→ **SHORT TASK**: Search the material and gather each line with "chart" in it.

→ **SUPPLIED DATA**:
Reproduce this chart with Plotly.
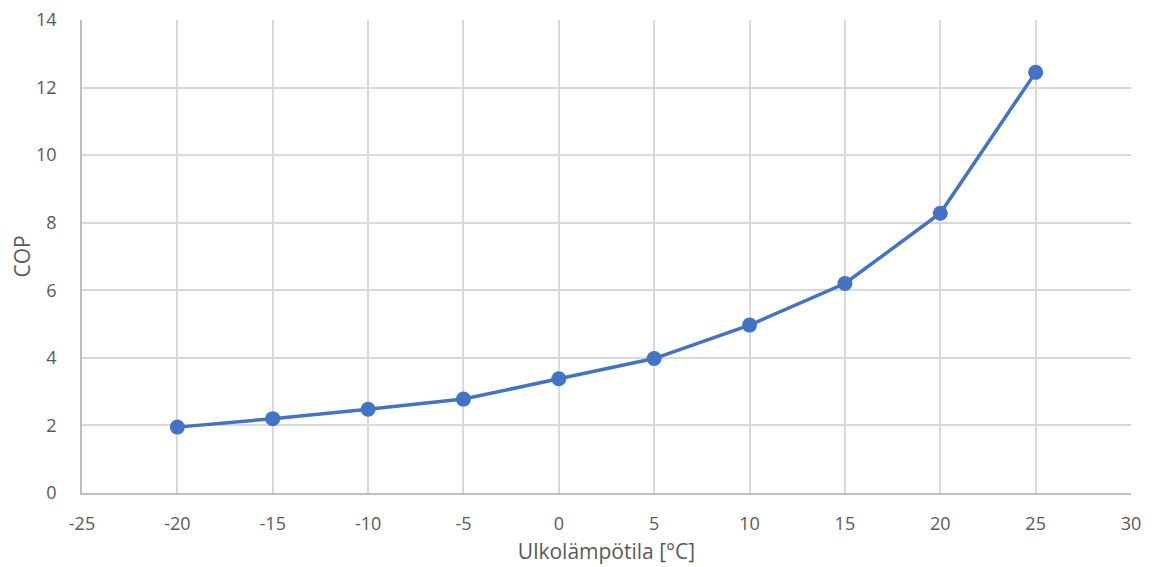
* * *
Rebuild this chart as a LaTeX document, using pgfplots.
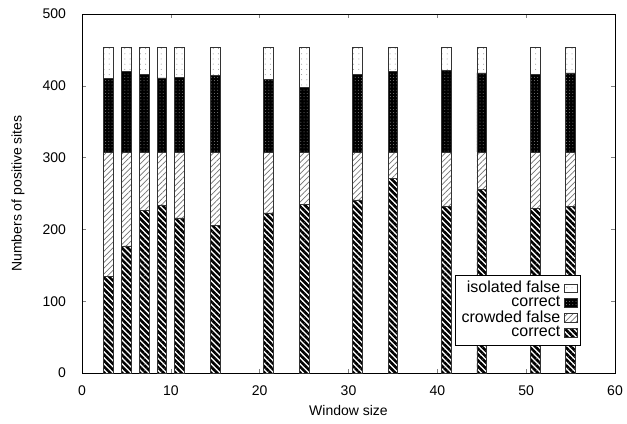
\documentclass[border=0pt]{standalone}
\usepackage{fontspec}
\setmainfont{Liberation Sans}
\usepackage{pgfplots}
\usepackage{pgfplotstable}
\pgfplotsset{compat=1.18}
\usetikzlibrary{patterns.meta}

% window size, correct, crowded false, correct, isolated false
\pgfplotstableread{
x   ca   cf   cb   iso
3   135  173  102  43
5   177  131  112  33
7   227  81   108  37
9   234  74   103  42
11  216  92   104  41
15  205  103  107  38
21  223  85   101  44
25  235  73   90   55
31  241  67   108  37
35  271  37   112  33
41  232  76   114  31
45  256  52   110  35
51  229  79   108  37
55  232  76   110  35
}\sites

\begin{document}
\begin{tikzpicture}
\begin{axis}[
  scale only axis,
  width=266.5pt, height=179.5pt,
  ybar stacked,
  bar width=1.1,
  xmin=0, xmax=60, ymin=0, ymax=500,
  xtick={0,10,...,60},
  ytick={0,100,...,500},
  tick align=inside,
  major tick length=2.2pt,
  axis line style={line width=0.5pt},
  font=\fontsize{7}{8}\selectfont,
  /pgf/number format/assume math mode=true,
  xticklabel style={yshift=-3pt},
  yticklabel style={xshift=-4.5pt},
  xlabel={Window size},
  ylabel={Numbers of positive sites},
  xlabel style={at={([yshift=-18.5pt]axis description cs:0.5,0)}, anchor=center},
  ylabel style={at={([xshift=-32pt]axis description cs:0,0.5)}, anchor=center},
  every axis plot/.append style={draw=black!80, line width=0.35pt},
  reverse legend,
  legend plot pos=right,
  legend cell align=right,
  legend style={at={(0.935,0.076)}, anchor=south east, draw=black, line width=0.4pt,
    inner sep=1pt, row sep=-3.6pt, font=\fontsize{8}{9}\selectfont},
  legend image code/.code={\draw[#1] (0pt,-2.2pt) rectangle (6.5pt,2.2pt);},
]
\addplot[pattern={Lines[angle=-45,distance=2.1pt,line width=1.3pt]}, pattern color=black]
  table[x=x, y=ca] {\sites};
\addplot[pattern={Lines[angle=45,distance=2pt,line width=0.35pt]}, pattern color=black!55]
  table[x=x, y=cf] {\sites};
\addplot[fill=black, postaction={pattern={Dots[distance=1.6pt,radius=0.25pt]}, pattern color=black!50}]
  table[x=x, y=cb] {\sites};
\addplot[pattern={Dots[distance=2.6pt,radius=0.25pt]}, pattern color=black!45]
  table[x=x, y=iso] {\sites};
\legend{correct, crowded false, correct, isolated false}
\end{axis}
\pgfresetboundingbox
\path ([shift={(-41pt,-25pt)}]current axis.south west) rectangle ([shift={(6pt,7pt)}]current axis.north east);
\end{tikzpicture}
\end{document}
==
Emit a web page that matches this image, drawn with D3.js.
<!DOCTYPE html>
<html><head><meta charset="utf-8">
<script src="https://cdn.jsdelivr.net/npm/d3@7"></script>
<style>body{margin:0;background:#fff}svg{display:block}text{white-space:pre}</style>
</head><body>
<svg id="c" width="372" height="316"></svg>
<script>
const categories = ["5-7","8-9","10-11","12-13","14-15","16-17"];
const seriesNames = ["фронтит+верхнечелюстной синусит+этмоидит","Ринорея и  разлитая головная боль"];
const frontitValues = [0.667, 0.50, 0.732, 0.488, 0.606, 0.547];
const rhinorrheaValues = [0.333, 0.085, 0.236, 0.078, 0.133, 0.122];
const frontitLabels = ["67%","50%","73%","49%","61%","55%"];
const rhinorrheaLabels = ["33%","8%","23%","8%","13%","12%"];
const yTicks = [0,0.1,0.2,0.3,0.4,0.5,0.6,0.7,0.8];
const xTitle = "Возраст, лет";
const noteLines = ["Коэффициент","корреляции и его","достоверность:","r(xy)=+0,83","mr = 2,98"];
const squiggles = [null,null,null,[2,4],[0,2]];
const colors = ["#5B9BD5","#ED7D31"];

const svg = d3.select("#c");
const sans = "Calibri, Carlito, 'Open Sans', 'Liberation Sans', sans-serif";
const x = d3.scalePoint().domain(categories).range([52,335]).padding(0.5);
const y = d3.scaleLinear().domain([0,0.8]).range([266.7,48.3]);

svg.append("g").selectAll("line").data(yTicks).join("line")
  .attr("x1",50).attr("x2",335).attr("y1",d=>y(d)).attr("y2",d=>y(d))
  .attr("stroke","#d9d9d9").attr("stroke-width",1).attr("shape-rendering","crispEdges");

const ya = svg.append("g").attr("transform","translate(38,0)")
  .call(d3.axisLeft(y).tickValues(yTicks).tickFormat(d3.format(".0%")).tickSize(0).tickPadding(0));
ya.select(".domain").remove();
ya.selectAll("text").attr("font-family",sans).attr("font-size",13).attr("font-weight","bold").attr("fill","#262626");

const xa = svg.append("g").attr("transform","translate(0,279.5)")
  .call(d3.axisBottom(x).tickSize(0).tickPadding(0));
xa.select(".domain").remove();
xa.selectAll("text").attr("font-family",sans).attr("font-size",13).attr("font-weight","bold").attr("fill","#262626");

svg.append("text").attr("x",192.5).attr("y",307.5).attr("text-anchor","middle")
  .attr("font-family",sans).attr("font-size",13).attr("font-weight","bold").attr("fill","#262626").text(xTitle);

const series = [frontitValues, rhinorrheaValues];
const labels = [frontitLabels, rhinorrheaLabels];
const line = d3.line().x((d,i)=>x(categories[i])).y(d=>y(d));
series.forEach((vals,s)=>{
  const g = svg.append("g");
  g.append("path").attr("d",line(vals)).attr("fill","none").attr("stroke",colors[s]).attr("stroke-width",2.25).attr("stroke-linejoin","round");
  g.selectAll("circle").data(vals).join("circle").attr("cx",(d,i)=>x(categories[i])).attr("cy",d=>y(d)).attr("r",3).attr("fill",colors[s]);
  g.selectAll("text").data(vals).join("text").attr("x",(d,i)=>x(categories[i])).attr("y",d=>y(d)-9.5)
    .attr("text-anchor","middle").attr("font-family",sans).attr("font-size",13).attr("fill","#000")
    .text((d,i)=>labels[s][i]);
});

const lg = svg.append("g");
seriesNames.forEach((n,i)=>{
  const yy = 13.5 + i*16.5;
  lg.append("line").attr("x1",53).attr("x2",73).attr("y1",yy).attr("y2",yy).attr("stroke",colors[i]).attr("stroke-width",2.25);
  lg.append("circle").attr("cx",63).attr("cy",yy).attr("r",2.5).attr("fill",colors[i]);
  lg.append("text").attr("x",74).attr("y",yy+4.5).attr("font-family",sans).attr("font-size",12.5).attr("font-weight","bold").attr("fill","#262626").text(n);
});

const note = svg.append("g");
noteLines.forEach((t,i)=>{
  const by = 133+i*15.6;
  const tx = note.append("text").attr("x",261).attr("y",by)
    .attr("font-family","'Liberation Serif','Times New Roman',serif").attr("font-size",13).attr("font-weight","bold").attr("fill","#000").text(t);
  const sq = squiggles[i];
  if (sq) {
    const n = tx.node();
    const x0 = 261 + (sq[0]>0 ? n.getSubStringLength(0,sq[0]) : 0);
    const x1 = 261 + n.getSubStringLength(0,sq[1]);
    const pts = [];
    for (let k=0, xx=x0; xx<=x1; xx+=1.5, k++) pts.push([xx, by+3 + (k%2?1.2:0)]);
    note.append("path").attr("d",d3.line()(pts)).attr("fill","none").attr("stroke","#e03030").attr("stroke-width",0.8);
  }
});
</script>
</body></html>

→ **THE RESPONSE**:
Reproduce this chart with Plotly.
Rebuild this chart as a LaTeX document, using pgfplots.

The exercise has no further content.